Plotting code records

----------------

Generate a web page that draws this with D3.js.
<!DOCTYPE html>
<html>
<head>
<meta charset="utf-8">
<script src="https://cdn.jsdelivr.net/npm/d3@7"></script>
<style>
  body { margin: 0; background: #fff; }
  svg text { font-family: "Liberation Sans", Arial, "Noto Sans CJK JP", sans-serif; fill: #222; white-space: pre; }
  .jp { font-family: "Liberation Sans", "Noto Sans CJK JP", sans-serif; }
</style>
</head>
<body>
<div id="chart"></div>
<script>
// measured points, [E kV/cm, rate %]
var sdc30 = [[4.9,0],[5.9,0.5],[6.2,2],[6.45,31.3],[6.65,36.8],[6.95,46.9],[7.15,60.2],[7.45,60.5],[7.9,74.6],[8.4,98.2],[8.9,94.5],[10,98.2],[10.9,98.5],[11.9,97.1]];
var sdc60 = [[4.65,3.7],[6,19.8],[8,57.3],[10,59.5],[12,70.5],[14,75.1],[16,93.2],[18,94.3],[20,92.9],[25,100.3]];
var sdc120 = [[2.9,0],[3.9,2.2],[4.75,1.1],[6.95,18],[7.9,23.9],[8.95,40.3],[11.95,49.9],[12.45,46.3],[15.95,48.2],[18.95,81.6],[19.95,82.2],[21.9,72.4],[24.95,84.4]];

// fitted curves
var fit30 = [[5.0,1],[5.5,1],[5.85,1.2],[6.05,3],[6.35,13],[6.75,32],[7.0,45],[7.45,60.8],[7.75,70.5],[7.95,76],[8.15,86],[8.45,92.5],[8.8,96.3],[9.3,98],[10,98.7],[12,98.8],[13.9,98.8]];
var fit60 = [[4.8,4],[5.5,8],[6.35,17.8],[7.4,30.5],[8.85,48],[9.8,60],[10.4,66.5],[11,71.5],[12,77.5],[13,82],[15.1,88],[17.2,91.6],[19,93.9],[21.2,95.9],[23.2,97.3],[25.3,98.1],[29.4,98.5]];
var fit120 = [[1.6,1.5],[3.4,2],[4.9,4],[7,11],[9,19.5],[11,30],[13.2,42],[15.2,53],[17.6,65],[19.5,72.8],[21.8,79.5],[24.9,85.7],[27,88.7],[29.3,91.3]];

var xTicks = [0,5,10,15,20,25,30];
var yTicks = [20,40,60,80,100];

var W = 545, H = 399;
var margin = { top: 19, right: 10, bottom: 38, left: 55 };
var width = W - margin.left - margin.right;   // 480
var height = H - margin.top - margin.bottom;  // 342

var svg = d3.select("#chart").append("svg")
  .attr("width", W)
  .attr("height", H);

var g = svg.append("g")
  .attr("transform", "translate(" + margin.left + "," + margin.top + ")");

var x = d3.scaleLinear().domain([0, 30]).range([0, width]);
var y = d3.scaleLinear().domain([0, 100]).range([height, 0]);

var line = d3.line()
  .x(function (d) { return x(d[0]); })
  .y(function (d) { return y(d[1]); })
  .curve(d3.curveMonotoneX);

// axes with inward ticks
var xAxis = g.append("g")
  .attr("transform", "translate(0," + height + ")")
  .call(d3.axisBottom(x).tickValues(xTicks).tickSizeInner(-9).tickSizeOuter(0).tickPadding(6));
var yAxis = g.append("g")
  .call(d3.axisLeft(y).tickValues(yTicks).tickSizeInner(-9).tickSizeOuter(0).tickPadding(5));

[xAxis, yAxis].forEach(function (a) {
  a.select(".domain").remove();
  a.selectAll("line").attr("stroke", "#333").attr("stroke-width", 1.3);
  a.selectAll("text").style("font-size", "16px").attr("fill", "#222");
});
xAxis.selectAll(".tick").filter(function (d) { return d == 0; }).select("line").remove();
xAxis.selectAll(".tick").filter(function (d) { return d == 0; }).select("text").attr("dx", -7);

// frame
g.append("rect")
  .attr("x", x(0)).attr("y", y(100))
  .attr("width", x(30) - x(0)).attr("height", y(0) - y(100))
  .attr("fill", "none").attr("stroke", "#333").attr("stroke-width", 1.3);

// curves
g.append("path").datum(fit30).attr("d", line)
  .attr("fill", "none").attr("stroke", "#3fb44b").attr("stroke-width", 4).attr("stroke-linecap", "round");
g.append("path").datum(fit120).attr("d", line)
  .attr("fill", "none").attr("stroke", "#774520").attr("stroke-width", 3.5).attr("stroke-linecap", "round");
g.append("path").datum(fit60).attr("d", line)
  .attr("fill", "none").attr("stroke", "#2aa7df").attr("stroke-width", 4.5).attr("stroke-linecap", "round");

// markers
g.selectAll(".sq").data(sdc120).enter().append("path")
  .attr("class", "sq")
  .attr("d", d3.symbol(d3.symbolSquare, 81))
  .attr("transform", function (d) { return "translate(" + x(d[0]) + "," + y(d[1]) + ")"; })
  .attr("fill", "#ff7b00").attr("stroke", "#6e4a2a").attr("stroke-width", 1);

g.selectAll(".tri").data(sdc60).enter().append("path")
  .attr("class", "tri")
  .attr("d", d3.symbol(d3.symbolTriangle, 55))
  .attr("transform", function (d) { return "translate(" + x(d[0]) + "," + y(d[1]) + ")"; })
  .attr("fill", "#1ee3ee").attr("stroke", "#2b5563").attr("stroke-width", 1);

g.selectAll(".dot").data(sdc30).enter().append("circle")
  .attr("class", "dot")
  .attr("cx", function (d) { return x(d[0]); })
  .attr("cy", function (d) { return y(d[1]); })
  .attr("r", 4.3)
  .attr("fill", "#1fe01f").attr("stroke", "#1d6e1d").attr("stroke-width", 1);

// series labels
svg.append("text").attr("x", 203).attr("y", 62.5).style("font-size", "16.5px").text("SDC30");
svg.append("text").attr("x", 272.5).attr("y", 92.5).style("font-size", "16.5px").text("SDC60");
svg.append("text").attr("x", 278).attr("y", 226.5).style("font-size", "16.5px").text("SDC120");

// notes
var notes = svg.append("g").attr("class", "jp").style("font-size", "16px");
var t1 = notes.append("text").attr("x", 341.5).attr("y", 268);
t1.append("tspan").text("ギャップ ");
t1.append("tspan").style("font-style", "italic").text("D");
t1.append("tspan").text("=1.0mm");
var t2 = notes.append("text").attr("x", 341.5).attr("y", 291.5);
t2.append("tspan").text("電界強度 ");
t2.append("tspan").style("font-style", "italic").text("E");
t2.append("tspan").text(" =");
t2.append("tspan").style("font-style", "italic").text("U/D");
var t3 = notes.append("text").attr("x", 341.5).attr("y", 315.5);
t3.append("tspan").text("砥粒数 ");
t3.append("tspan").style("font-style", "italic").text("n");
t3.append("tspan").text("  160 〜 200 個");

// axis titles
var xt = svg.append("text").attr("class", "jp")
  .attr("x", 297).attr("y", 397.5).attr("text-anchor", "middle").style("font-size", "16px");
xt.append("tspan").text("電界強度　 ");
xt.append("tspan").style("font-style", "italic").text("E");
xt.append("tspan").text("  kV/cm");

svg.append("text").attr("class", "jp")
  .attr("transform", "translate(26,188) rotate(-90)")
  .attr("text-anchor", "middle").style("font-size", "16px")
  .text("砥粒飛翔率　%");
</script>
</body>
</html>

----------------

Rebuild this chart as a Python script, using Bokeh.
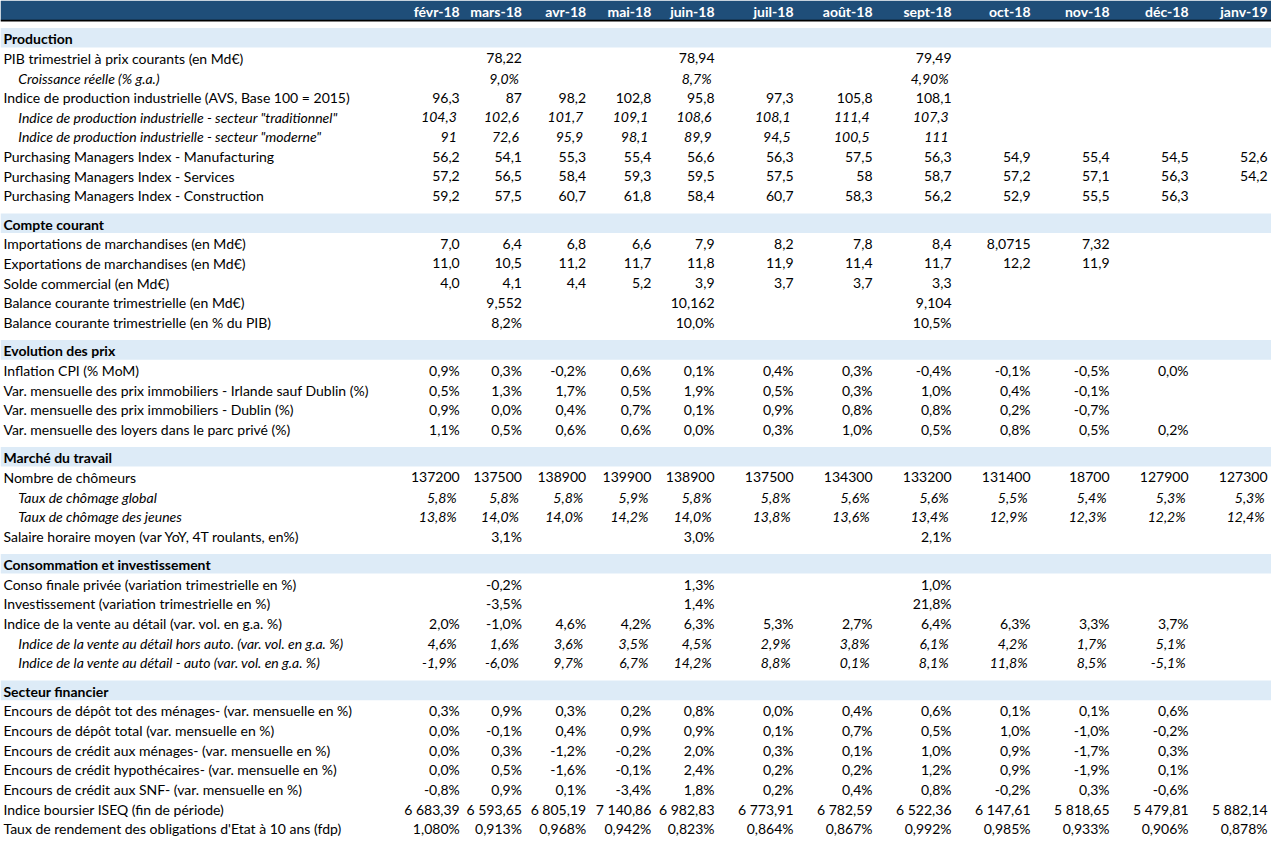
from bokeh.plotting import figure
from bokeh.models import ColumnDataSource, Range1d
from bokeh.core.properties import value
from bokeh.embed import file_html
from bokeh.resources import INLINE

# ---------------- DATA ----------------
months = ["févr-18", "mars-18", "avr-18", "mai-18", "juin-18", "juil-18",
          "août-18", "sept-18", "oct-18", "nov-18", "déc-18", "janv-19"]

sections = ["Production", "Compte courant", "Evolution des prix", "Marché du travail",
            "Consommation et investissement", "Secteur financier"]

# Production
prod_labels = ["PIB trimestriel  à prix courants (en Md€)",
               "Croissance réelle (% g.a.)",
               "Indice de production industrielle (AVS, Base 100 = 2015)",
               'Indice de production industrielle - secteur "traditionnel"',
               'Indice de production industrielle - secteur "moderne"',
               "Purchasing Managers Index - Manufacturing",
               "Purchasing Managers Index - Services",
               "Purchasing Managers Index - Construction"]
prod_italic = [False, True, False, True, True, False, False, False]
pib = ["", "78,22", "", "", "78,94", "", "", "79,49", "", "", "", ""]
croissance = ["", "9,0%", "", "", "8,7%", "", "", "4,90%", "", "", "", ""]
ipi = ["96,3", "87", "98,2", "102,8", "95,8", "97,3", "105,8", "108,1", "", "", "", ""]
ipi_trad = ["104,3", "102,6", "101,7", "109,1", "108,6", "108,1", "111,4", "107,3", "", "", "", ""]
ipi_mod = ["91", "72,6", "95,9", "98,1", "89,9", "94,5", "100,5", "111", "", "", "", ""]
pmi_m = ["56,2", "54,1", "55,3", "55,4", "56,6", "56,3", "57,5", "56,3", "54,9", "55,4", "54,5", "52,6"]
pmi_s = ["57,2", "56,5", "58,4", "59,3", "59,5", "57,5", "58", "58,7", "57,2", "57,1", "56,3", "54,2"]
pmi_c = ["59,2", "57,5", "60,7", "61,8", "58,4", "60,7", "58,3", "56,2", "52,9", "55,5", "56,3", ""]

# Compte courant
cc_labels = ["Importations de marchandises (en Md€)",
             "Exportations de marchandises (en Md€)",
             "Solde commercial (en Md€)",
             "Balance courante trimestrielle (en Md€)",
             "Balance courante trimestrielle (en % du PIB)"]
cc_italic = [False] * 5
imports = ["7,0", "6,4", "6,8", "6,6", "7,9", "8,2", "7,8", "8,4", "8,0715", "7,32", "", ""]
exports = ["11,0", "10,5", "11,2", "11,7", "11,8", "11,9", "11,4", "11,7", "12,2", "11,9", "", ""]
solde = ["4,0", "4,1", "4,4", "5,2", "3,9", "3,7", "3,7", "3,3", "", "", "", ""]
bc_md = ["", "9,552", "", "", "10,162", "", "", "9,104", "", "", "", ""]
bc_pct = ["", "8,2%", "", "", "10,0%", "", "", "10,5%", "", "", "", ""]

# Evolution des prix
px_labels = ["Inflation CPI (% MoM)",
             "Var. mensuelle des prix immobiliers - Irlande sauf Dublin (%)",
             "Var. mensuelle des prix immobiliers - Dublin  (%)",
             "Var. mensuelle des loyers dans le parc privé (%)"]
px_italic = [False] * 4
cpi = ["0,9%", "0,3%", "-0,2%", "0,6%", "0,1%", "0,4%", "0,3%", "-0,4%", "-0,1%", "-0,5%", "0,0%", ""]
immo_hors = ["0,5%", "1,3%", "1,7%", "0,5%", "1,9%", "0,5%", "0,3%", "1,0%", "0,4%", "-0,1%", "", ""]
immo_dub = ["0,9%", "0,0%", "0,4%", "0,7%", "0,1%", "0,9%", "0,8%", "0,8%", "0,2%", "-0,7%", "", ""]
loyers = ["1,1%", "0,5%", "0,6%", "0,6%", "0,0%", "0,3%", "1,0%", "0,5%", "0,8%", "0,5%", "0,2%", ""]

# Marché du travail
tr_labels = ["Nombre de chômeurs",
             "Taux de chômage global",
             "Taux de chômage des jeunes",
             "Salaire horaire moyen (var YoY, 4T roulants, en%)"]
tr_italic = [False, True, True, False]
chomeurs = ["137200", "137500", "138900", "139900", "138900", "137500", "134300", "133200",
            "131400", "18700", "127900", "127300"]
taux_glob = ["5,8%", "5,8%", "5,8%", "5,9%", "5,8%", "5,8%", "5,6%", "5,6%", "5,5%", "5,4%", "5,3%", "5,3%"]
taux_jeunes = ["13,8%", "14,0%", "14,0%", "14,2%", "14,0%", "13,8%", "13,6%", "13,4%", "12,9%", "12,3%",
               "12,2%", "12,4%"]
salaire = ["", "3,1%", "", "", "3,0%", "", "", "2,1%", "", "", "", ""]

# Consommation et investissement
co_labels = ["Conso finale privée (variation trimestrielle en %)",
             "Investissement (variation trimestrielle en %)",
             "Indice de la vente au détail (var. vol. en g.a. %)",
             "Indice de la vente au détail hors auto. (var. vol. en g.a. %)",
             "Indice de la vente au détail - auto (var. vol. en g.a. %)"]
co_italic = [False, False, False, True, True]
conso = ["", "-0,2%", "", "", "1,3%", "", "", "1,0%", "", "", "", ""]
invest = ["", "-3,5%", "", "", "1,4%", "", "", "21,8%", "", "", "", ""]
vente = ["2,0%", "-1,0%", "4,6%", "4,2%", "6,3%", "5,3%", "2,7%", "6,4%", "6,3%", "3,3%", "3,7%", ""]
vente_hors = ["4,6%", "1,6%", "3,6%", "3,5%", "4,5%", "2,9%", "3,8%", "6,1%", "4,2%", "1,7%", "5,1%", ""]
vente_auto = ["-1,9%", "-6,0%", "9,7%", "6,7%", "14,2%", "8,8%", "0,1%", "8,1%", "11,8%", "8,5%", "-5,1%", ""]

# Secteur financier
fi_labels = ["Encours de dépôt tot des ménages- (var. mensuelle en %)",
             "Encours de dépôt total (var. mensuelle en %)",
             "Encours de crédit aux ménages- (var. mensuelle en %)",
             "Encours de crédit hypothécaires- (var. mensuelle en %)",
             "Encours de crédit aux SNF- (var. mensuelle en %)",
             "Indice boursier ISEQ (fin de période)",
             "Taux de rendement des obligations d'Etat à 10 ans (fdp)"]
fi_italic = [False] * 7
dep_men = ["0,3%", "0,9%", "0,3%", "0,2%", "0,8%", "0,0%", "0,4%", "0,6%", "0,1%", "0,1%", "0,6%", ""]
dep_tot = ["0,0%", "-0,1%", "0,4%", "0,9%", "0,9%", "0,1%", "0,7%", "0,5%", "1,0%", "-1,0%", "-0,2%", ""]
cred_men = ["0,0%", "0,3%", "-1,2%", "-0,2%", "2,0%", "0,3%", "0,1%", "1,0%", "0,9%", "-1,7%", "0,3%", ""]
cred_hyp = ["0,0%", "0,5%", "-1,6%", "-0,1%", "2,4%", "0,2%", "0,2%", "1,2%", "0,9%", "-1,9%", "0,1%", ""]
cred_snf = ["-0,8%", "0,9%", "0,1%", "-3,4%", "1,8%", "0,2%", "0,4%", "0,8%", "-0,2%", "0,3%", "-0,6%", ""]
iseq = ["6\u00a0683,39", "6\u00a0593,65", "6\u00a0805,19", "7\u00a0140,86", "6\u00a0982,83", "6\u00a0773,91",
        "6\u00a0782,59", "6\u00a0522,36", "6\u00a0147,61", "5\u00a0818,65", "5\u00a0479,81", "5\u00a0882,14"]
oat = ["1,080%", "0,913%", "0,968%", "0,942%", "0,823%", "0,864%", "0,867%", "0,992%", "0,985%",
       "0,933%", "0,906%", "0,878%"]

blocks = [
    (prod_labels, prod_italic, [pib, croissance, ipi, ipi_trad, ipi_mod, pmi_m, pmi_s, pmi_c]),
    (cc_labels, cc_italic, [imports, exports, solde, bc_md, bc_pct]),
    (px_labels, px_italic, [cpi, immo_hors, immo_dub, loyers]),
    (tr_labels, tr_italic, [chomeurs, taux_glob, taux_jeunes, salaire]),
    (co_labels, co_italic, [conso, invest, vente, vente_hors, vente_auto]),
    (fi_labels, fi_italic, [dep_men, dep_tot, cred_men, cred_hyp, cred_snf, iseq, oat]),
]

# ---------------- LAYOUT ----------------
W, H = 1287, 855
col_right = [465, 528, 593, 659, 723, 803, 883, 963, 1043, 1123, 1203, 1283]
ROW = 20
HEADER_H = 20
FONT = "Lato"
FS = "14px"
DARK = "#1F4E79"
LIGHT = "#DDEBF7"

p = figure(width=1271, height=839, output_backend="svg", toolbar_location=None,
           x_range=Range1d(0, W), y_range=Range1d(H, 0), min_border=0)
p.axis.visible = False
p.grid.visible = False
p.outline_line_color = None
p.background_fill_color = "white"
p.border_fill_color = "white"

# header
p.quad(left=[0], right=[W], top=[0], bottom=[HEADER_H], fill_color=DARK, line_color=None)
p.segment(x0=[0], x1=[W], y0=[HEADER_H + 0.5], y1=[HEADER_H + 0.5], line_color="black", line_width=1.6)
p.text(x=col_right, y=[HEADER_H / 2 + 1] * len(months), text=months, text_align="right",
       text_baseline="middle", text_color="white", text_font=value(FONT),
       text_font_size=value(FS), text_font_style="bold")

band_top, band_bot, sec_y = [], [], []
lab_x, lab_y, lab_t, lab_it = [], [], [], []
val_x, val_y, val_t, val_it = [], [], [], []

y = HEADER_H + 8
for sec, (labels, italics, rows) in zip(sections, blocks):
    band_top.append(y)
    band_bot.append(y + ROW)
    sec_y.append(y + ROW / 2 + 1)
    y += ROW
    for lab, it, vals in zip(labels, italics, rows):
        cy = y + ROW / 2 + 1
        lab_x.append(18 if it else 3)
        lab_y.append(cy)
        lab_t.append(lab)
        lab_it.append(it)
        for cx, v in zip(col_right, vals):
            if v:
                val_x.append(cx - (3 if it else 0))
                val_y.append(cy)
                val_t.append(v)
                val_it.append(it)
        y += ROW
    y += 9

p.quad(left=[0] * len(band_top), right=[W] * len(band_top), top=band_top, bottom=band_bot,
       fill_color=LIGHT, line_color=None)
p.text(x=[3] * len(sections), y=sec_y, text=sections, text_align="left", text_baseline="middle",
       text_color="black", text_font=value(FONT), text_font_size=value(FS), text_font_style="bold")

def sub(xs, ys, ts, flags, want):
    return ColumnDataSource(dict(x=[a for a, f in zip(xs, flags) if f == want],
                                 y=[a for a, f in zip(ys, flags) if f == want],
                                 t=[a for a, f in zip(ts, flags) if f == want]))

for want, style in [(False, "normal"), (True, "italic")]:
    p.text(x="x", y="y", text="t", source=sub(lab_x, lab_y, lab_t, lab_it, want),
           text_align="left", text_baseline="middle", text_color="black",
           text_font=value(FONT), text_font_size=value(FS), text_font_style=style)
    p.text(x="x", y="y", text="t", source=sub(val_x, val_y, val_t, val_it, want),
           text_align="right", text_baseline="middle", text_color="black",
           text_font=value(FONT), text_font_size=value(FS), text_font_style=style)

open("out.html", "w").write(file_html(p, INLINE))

----------------

What is asked - Find the word "script" in the data and copy out each line where it turns up.

Complete answer -
<script src="https://cdn.jsdelivr.net/npm/d3@7"></script>
<script>
</script>
Rebuild this chart as a Python script, using Bokeh.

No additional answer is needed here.